Un ruolo di rilievo nel far conoscere il nascente cinema del paese l'ha rivestito anche una produzione anglo-kosovara, il corto “Shok - Amico” scritto e diretto dall'inglese Jamie Donoughue, sempre ambientato durante la guerra, che ha circolato in diversi festival ed è stato nominato all'Oscar nel 2016.
Si è affermato internazionalmente anche Visar Morina, kosovaro trasferito in Germania che ha realizzato due lungometraggi in coproduzione tra i due paesi dopo il corto “Of Dogs And Wall” Paper” presentato al Festival di Locarno 2013. Per il suo esordio “Babai – Daddy” è stato premiato come miglior regista al Festival di Karlovy Vary nel 2015, mentre il successivo “Exile - Exil” (2020), un thriller psicologico che tratta l'emigrazione in maniera originale ha vinto il 26° Sarajevo Film Festival, per poi essere scelto a rappresentare il Kosovo agli Oscar.
“Zana” (2019) di Antoneta Kastrati, presentato in diversi festival e candidato all'Oscar, è ambientato in un villaggio vicino a Peć/Peja e dieci anni dopo la guerra. Lume (Adriana Matoshi, una delle attrici più attive e più rappresentative) deve affrontare il trauma, tra incubi e pressioni della suocera per avere un figlio. La regista esordiente racconta come è difficile guarire dalla guerra, in un paese che cerca di superare il passato e una società chiusa e legata alle tradizioni.
Dopo i corti “Amel” del 2014, “Home” del 2016 ed “Her” del 2018, More Raça ha debuttato nel lungometraggio con “Andromeda Galaxy” (2020). Un disoccupato vedovo cerca in tutti i modi di crescere la figlia nonostante inganni, truffe e promesse vuote, ma forse l'unica soluzione è emigrare. Un film minimalista e delicato, efficace nel definire i rapporti tra i personaggi e con poca speranza di un futuro in Kosovo.
Uno dei pochissimi film a raccontare gli anni '90 è “Cold November” (2019) di Ismet Sijarina, il cui titolo riprende una canzone popolare cara al protagonista. Il prologo è a Pristina in una fredda mattina d'inverno del 1991: il docente albanese Fadil dà un passaggio in auto al vicino serbo Nikola (che inneggia a Milosević) in un apparente rapporto di buon vicinato. Trascorre un anno e Milosević ha soppresso l'autonomia del Kosovo dentro la Jugoslavia: Fadil e la moglie Hana devono decidere da che parte schierarsi, se rinunciare al lavoro e come mantenere i figli e il padre malato.

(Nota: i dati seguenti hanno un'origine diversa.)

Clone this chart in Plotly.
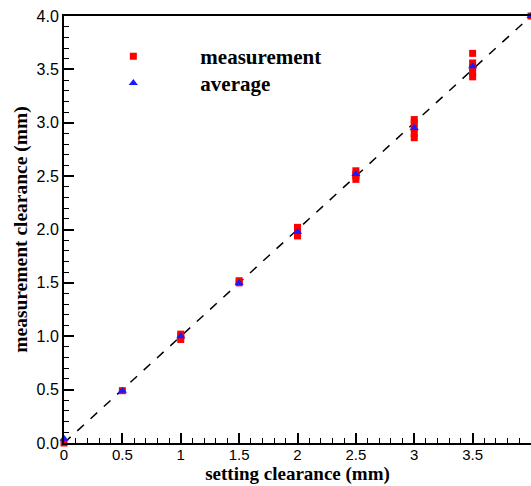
import plotly.graph_objects as go

# measurement data (setting clearance, measured clearance)
meas_x = [0, 0.5, 1, 1, 1, 1.5, 1.5, 2, 2, 2, 2, 2.5, 2.5, 2.5, 2.5,
          3, 3, 3, 3, 3, 3.5, 3.5, 3.5, 3.5, 3.5, 4]
meas_y = [0.0, 0.49, 0.97, 1.0, 1.02, 1.5, 1.52, 1.94, 1.97, 2.0, 2.02,
          2.47, 2.5, 2.52, 2.55, 2.86, 2.9, 2.95, 3.0, 3.03, 3.43, 3.47, 3.52, 3.56, 3.65, 4.0]
avg_x = [0, 0.5, 1, 1.5, 2, 2.5, 3, 3.5, 4]
avg_y = [0.04, 0.49, 1.0, 1.5, 1.98, 2.52, 2.95, 3.53, 4.0]
ref_x = [0, 4]
ref_y = [0, 4]

fig = go.Figure()
fig.add_trace(go.Scatter(x=ref_x, y=ref_y, mode="lines",
                         line=dict(color="black", width=1.5, dash="dash"),
                         showlegend=False, hoverinfo="skip"))
fig.add_trace(go.Scatter(x=meas_x, y=meas_y, mode="markers", name="<b>measurement</b>",
                         legend="legend",
                         marker=dict(symbol="square", color="#ff0000", size=7)))
fig.add_trace(go.Scatter(x=avg_x, y=avg_y, mode="markers", name="<b>average</b>",
                         legend="legend2",
                         marker=dict(symbol="triangle-up", color="#1a1aff", size=8)))

leg_font = dict(family="Liberation Serif, Times New Roman", size=21, color="black")
fig.update_layout(
    width=531, height=486,
    margin=dict(l=64, r=0, t=16, b=43),
    plot_bgcolor="white", paper_bgcolor="white",
    font=dict(family="Liberation Sans, Arial", size=16, color="black"),
    legend=dict(x=0.005, y=0.953, xanchor="left", yanchor="top",
                bgcolor="rgba(0,0,0,0)", itemwidth=124, font=leg_font),
    legend2=dict(x=0.005, y=0.890, xanchor="left", yanchor="top",
                 bgcolor="rgba(0,0,0,0)", itemwidth=124, font=leg_font),
    xaxis=dict(range=[0, 4.0], tickvals=[0, 0.5, 1, 1.5, 2, 2.5, 3, 3.5, 4],
               ticktext=["0", "0.5", "1", "1.5", "2", "2.5", "3", "3.5", "4"],
               ticks="inside", ticklen=10, tickwidth=1.5, tickcolor="black",
               tickfont=dict(size=15), ticklabelstandoff=-3,
               minor=dict(dtick=0.1, ticks="inside", ticklen=5, tickcolor="black", tickwidth=1),
               showline=True, linecolor="black", linewidth=2, mirror=True,
               showgrid=False, zeroline=False,
               title=dict(text="<b>setting clearance (mm)</b>", standoff=4,
                          font=dict(family="Liberation Serif, Times New Roman", size=19))),
    yaxis=dict(range=[0, 4.0], tickvals=[0, 0.5, 1, 1.5, 2, 2.5, 3, 3.5, 4],
               tickformat=".1f",
               ticks="inside", ticklen=10, tickwidth=1.5, tickcolor="black",
               minor=dict(dtick=0.1, ticks="inside", ticklen=5, tickcolor="black", tickwidth=1),
               showline=True, linecolor="black", linewidth=2,
               showgrid=False, zeroline=False,
               title=dict(text="<b>measurement clearance (mm)</b>", standoff=4,
                          font=dict(family="Liberation Serif, Times New Roman", size=19.5))),
)
fig.for_each_trace(lambda t: t.update(cliponaxis=False))
fig.write_html("out.html")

Diventerà “Fadil il traditore”, preso di mira da tutti e tormentato da molti dilemmi.
Si arriva ad “Hive” esordio di Blerta Basholli (autrice del corto “Lena and Me”) vincitore al Sundance 2021, storia di un'altra donna, Fahrije, che ha perso il marito durante la guerra e deve provvedere ai figli e sfidare una società che non la sostiene. E a “Looking for Venera” di Norika Sefa premio speciale della giuria a Rotterdam nel 2021 che mette a confronto generazioni diverse intorno alla taciturna adolescente Venera in un piccolo villaggio. Diplomata alla scuola Famu di Praga, la regista si era già segnalata con i corti “Cheers” (2015), “Flutter” (2016) e “Kiss Me, Now” (2020).